[start of Stored data]
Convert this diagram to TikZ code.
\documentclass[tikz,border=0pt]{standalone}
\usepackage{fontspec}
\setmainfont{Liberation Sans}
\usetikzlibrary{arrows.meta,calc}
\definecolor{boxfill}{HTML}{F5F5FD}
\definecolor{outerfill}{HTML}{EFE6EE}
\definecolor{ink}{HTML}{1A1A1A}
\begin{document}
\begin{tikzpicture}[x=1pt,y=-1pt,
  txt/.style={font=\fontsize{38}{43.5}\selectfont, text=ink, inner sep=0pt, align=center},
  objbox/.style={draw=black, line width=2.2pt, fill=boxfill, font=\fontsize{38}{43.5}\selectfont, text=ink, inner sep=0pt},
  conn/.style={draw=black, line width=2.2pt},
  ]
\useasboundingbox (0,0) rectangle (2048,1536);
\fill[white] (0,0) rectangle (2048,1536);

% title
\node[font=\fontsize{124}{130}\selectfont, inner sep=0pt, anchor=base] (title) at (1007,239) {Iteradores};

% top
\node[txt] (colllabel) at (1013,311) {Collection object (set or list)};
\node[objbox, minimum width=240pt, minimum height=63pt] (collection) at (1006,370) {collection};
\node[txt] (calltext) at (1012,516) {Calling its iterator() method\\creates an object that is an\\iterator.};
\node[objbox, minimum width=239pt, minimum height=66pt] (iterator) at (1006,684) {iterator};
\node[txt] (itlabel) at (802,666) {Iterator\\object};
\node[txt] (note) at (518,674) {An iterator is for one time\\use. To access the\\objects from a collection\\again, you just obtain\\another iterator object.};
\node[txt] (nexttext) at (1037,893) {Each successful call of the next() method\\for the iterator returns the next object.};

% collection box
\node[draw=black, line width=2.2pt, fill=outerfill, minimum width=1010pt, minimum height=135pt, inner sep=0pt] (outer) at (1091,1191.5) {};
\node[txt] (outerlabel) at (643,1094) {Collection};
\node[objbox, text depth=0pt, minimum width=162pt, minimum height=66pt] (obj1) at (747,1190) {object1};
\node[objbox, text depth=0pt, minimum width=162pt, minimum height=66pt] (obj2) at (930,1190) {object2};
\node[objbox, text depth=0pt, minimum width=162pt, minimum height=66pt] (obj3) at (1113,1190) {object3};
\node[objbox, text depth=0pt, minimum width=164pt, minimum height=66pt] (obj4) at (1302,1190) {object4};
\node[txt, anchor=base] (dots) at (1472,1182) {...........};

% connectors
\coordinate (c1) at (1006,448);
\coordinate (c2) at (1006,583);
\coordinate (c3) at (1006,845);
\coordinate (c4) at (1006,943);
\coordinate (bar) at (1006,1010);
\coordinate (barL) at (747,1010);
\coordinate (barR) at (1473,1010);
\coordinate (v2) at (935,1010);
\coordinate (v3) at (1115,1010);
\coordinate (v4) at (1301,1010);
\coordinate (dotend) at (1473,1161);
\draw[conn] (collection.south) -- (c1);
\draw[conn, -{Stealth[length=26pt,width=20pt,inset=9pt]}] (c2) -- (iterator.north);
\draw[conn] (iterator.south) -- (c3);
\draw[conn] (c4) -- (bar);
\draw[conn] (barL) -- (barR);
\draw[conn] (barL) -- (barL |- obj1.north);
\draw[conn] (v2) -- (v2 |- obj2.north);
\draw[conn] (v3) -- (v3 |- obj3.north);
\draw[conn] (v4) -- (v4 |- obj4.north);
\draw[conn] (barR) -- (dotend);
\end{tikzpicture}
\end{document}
[end of Stored data]
[start of Stored data]
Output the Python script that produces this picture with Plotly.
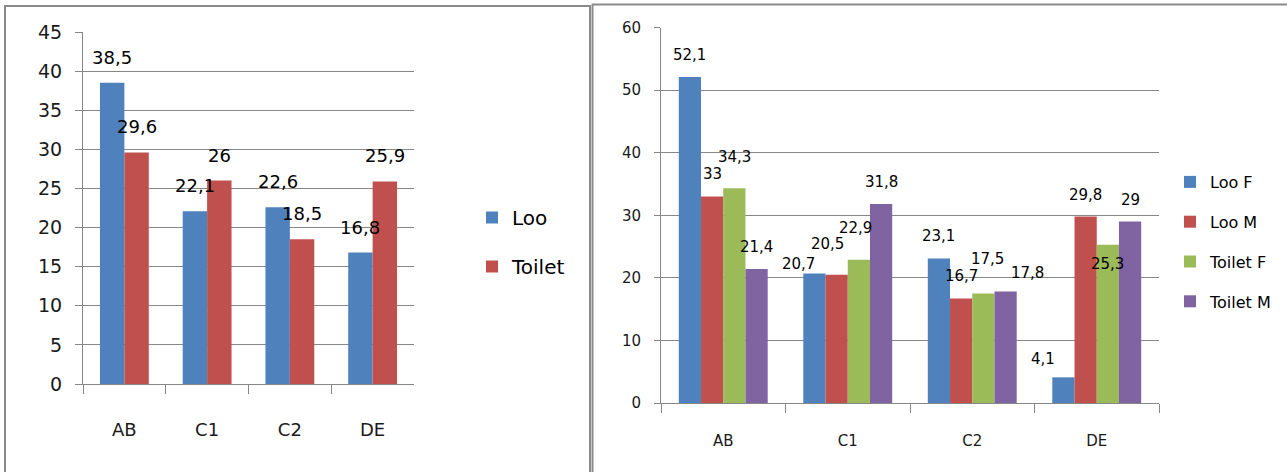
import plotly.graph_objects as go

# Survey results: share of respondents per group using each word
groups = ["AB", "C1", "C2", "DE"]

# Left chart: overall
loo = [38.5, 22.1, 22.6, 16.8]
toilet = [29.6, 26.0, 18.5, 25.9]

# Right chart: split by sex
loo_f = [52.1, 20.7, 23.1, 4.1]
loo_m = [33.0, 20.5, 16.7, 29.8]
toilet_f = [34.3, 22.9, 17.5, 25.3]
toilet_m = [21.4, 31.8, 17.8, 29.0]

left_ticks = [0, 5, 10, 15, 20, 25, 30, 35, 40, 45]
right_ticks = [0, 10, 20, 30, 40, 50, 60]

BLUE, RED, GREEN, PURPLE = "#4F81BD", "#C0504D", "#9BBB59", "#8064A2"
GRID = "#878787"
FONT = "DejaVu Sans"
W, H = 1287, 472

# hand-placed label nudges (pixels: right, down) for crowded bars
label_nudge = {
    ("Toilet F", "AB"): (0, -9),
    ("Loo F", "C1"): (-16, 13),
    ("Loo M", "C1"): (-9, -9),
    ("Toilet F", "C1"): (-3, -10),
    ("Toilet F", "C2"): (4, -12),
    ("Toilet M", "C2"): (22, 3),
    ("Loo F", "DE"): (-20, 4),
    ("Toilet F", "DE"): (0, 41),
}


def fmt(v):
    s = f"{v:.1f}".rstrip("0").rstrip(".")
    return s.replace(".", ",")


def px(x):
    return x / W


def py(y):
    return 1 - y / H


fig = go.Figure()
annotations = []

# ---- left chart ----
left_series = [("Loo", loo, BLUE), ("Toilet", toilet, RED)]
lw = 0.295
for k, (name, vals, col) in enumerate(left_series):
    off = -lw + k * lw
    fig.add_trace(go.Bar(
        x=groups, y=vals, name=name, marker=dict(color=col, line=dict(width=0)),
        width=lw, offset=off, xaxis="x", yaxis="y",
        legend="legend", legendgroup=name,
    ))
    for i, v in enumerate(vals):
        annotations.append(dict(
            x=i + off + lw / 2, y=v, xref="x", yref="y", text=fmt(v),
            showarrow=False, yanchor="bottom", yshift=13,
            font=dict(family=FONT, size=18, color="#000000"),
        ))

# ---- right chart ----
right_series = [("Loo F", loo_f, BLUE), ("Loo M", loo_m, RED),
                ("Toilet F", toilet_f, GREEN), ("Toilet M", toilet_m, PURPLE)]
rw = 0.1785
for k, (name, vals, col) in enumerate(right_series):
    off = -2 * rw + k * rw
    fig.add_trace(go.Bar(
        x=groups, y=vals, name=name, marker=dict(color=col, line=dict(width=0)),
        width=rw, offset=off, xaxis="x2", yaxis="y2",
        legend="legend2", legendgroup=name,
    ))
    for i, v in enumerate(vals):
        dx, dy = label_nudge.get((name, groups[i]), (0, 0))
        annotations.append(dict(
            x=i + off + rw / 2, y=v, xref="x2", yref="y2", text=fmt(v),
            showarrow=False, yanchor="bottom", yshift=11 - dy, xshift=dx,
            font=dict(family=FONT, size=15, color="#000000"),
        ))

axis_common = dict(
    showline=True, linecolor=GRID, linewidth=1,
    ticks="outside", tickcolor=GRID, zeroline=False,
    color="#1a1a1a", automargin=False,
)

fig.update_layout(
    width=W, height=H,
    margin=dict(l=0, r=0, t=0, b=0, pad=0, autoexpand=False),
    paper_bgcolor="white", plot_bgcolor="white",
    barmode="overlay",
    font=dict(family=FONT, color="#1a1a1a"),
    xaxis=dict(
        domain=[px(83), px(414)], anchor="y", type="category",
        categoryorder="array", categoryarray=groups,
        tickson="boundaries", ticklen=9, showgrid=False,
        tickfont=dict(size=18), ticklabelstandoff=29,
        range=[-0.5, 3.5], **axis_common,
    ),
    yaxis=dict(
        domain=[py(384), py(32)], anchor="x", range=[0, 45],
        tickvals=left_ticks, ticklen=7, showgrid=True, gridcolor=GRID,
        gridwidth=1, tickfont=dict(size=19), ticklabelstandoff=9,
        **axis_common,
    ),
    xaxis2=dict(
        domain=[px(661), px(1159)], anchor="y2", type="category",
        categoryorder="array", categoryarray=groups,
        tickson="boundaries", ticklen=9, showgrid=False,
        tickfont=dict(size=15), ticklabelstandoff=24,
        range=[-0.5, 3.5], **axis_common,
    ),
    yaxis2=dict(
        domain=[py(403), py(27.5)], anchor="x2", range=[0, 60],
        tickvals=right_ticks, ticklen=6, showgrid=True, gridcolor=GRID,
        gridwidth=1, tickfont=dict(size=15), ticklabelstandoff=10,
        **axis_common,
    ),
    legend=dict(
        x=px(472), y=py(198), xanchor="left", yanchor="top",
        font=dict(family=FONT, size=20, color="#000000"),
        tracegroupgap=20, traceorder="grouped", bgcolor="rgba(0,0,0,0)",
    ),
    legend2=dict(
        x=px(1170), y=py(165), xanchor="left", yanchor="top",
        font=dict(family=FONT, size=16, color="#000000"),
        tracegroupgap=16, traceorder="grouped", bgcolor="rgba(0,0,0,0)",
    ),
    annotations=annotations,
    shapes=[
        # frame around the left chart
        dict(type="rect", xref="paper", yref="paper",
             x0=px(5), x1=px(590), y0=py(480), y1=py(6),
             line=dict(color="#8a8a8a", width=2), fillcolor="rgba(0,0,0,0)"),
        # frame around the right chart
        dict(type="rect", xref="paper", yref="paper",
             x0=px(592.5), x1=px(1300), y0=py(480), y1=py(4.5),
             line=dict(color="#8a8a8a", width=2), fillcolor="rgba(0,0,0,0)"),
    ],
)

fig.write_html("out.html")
[end of Stored data]
§ **Problem to work on**: Beginning with the line above that contains "Output the Python" and finishing with the line that contains "toilet = [29.6, 26.0, 18.5, 25.9]", print those lines exactly and only. Skip all pictures.

§ **Worked solution**:
Output the Python script that produces this picture with Plotly.
import plotly.graph_objects as go

# Survey results: share of respondents per group using each word
groups = ["AB", "C1", "C2", "DE"]

# Left chart: overall
loo = [38.5, 22.1, 22.6, 16.8]
toilet = [29.6, 26.0, 18.5, 25.9]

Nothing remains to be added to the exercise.